GOAL >> Output every line exactly as written. Leave out pictures.

━━━ DATA SECTION

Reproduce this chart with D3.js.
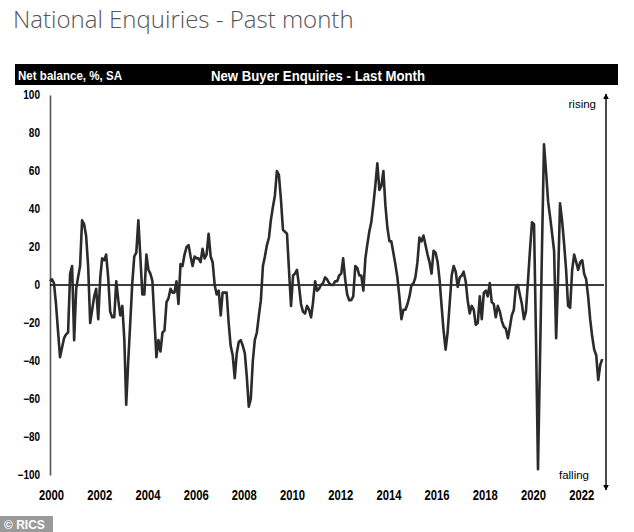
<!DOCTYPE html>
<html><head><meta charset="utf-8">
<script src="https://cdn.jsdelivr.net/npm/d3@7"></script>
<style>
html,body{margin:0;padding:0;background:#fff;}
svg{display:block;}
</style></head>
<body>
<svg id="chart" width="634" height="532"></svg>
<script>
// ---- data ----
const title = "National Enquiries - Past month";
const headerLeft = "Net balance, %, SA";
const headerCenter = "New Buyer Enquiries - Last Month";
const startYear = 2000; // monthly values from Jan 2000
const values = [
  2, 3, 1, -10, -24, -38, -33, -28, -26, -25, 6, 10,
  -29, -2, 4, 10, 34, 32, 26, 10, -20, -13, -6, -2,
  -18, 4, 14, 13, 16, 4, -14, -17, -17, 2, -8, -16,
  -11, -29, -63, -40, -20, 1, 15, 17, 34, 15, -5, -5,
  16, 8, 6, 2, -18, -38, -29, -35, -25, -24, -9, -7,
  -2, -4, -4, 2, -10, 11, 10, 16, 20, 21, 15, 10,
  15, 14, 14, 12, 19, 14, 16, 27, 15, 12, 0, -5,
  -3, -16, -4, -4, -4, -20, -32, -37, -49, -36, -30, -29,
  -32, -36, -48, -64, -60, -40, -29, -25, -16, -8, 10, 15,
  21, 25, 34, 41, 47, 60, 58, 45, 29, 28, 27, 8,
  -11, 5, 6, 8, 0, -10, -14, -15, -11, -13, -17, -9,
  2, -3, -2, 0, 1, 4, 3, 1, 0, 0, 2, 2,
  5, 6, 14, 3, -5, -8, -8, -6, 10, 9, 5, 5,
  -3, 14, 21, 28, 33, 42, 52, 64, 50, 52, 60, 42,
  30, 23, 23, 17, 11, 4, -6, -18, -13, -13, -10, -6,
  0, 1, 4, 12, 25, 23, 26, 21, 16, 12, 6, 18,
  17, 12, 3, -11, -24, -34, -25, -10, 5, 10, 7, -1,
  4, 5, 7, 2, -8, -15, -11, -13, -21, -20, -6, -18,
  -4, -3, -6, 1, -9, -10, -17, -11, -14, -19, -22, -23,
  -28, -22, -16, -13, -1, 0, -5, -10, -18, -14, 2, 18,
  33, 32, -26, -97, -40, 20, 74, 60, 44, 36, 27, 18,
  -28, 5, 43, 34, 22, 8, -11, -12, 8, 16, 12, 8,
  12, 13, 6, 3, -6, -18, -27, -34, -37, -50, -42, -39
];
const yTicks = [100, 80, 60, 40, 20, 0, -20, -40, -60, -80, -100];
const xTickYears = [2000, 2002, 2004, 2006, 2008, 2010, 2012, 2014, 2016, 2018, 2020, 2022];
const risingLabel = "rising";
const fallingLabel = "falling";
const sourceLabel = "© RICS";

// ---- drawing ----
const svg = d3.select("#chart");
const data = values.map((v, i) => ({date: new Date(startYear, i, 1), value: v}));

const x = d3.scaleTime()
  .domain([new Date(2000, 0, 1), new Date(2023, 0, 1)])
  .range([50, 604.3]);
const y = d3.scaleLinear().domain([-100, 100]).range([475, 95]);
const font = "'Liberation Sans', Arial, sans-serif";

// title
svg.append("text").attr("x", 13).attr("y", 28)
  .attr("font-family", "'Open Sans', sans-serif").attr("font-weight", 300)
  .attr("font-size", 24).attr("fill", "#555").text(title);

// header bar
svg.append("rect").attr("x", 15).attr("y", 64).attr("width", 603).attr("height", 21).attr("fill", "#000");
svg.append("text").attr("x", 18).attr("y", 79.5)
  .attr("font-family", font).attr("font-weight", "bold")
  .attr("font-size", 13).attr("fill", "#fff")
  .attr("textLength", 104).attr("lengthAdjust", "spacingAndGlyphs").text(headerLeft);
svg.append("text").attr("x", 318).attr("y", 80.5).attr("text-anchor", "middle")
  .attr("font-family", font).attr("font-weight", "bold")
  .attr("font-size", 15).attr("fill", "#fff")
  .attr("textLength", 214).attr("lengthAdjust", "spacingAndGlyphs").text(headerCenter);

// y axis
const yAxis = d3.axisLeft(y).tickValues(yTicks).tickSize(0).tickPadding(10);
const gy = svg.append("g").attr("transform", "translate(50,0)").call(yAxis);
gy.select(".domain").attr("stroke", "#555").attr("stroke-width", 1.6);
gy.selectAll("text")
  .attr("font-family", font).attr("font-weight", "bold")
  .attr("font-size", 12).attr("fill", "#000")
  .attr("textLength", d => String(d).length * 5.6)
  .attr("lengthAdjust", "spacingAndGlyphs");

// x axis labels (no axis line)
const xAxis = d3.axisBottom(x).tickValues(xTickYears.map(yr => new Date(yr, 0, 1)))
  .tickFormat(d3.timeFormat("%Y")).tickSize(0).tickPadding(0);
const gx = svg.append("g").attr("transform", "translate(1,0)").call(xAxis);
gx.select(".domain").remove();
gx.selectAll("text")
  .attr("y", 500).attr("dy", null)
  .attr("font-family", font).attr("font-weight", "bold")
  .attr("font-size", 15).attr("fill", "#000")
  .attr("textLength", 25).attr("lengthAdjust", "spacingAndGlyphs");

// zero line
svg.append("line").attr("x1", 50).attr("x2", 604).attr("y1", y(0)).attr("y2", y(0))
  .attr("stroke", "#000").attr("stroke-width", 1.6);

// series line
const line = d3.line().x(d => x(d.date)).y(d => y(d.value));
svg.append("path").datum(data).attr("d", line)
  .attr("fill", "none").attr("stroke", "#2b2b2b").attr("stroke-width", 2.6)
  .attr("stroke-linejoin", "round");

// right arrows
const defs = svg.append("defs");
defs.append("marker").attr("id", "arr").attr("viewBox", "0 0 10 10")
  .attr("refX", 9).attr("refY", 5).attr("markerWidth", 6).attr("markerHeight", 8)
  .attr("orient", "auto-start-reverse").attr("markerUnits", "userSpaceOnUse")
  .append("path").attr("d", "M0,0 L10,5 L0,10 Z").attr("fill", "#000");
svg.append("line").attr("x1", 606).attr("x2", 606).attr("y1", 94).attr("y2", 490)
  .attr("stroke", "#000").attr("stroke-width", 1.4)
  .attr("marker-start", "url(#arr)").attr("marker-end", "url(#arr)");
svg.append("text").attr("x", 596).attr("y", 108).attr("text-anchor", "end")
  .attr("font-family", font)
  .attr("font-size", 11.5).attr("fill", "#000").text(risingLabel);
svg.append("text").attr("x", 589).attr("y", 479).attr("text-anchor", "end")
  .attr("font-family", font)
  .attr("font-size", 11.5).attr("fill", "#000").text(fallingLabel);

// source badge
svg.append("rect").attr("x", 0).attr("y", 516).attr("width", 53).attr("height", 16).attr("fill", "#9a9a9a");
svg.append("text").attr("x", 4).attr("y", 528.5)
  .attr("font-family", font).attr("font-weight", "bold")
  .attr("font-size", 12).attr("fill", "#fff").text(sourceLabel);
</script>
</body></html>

━━━━━━

COMPLETE RESPONSE >>
Reproduce this chart with D3.js.
<!DOCTYPE html>
<html><head><meta charset="utf-8">
<script src="https://cdn.jsdelivr.net/npm/d3@7"></script>
<style>
html,body{margin:0;padding:0;background:#fff;}
svg{display:block;}
</style></head>
<body>
<svg id="chart" width="634" height="532"></svg>
<script>
// ---- data ----
const title = "National Enquiries - Past month";
const headerLeft = "Net balance, %, SA";
const headerCenter = "New Buyer Enquiries - Last Month";
const startYear = 2000; // monthly values from Jan 2000
const values = [
  2, 3, 1, -10, -24, -38, -33, -28, -26, -25, 6, 10,
  -29, -2, 4, 10, 34, 32, 26, 10, -20, -13, -6, -2,
  -18, 4, 14, 13, 16, 4, -14, -17, -17, 2, -8, -16,
  -11, -29, -63, -40, -20, 1, 15, 17, 34, 15, -5, -5,
  16, 8, 6, 2, -18, -38, -29, -35, -25, -24, -9, -7,
  -2, -4, -4, 2, -10, 11, 10, 16, 20, 21, 15, 10,
  15, 14, 14, 12, 19, 14, 16, 27, 15, 12, 0, -5,
  -3, -16, -4, -4, -4, -20, -32, -37, -49, -36, -30, -29,
  -32, -36, -48, -64, -60, -40, -29, -25, -16, -8, 10, 15,
  21, 25, 34, 41, 47, 60, 58, 45, 29, 28, 27, 8,
  -11, 5, 6, 8, 0, -10, -14, -15, -11, -13, -17, -9,
  2, -3, -2, 0, 1, 4, 3, 1, 0, 0, 2, 2,
  5, 6, 14, 3, -5, -8, -8, -6, 10, 9, 5, 5,
  -3, 14, 21, 28, 33, 42, 52, 64, 50, 52, 60, 42,
  30, 23, 23, 17, 11, 4, -6, -18, -13, -13, -10, -6,
  0, 1, 4, 12, 25, 23, 26, 21, 16, 12, 6, 18,
  17, 12, 3, -11, -24, -34, -25, -10, 5, 10, 7, -1,
  4, 5, 7, 2, -8, -15, -11, -13, -21, -20, -6, -18,
  -4, -3, -6, 1, -9, -10, -17, -11, -14, -19, -22, -23,
  -28, -22, -16, -13, -1, 0, -5, -10, -18, -14, 2, 18,
  33, 32, -26, -97, -40, 20, 74, 60, 44, 36, 27, 18,
  -28, 5, 43, 34, 22, 8, -11, -12, 8, 16, 12, 8,
  12, 13, 6, 3, -6, -18, -27, -34, -37, -50, -42, -39
];
const yTicks = [100, 80, 60, 40, 20, 0, -20, -40, -60, -80, -100];
const xTickYears = [2000, 2002, 2004, 2006, 2008, 2010, 2012, 2014, 2016, 2018, 2020, 2022];
const risingLabel = "rising";
const fallingLabel = "falling";
const sourceLabel = "© RICS";

// ---- drawing ----
const svg = d3.select("#chart");
const data = values.map((v, i) => ({date: new Date(startYear, i, 1), value: v}));

const x = d3.scaleTime()
  .domain([new Date(2000, 0, 1), new Date(2023, 0, 1)])
  .range([50, 604.3]);
const y = d3.scaleLinear().domain([-100, 100]).range([475, 95]);
const font = "'Liberation Sans', Arial, sans-serif";

// title
svg.append("text").attr("x", 13).attr("y", 28)
  .attr("font-family", "'Open Sans', sans-serif").attr("font-weight", 300)
  .attr("font-size", 24).attr("fill", "#555").text(title);

// header bar
svg.append("rect").attr("x", 15).attr("y", 64).attr("width", 603).attr("height", 21).attr("fill", "#000");
svg.append("text").attr("x", 18).attr("y", 79.5)
  .attr("font-family", font).attr("font-weight", "bold")
  .attr("font-size", 13).attr("fill", "#fff")
  .attr("textLength", 104).attr("lengthAdjust", "spacingAndGlyphs").text(headerLeft);
svg.append("text").attr("x", 318).attr("y", 80.5).attr("text-anchor", "middle")
  .attr("font-family", font).attr("font-weight", "bold")
  .attr("font-size", 15).attr("fill", "#fff")
  .attr("textLength", 214).attr("lengthAdjust", "spacingAndGlyphs").text(headerCenter);

// y axis
const yAxis = d3.axisLeft(y).tickValues(yTicks).tickSize(0).tickPadding(10);
const gy = svg.append("g").attr("transform", "translate(50,0)").call(yAxis);
gy.select(".domain").attr("stroke", "#555").attr("stroke-width", 1.6);
gy.selectAll("text")
  .attr("font-family", font).attr("font-weight", "bold")
  .attr("font-size", 12).attr("fill", "#000")
  .attr("textLength", d => String(d).length * 5.6)
  .attr("lengthAdjust", "spacingAndGlyphs");

// x axis labels (no axis line)
const xAxis = d3.axisBottom(x).tickValues(xTickYears.map(yr => new Date(yr, 0, 1)))
  .tickFormat(d3.timeFormat("%Y")).tickSize(0).tickPadding(0);
const gx = svg.append("g").attr("transform", "translate(1,0)").call(xAxis);
gx.select(".domain").remove();
gx.selectAll("text")
  .attr("y", 500).attr("dy", null)
  .attr("font-family", font).attr("font-weight", "bold")
  .attr("font-size", 15).attr("fill", "#000")
  .attr("textLength", 25).attr("lengthAdjust", "spacingAndGlyphs");

// zero line
svg.append("line").attr("x1", 50).attr("x2", 604).attr("y1", y(0)).attr("y2", y(0))
  .attr("stroke", "#000").attr("stroke-width", 1.6);

// series line
const line = d3.line().x(d => x(d.date)).y(d => y(d.value));
svg.append("path").datum(data).attr("d", line)
  .attr("fill", "none").attr("stroke", "#2b2b2b").attr("stroke-width", 2.6)
  .attr("stroke-linejoin", "round");

// right arrows
const defs = svg.append("defs");
defs.append("marker").attr("id", "arr").attr("viewBox", "0 0 10 10")
  .attr("refX", 9).attr("refY", 5).attr("markerWidth", 6).attr("markerHeight", 8)
  .attr("orient", "auto-start-reverse").attr("markerUnits", "userSpaceOnUse")
  .append("path").attr("d", "M0,0 L10,5 L0,10 Z").attr("fill", "#000");
svg.append("line").attr("x1", 606).attr("x2", 606).attr("y1", 94).attr("y2", 490)
  .attr("stroke", "#000").attr("stroke-width", 1.4)
  .attr("marker-start", "url(#arr)").attr("marker-end", "url(#arr)");
svg.append("text").attr("x", 596).attr("y", 108).attr("text-anchor", "end")
  .attr("font-family", font)
  .attr("font-size", 11.5).attr("fill", "#000").text(risingLabel);
svg.append("text").attr("x", 589).attr("y", 479).attr("text-anchor", "end")
  .attr("font-family", font)
  .attr("font-size", 11.5).attr("fill", "#000").text(fallingLabel);

// source badge
svg.append("rect").attr("x", 0).attr("y", 516).attr("width", 53).attr("height", 16).attr("fill", "#9a9a9a");
svg.append("text").attr("x", 4).attr("y", 528.5)
  .attr("font-family", font).attr("font-weight", "bold")
  .attr("font-size", 12).attr("fill", "#fff").text(sourceLabel);
</script>
</body></html>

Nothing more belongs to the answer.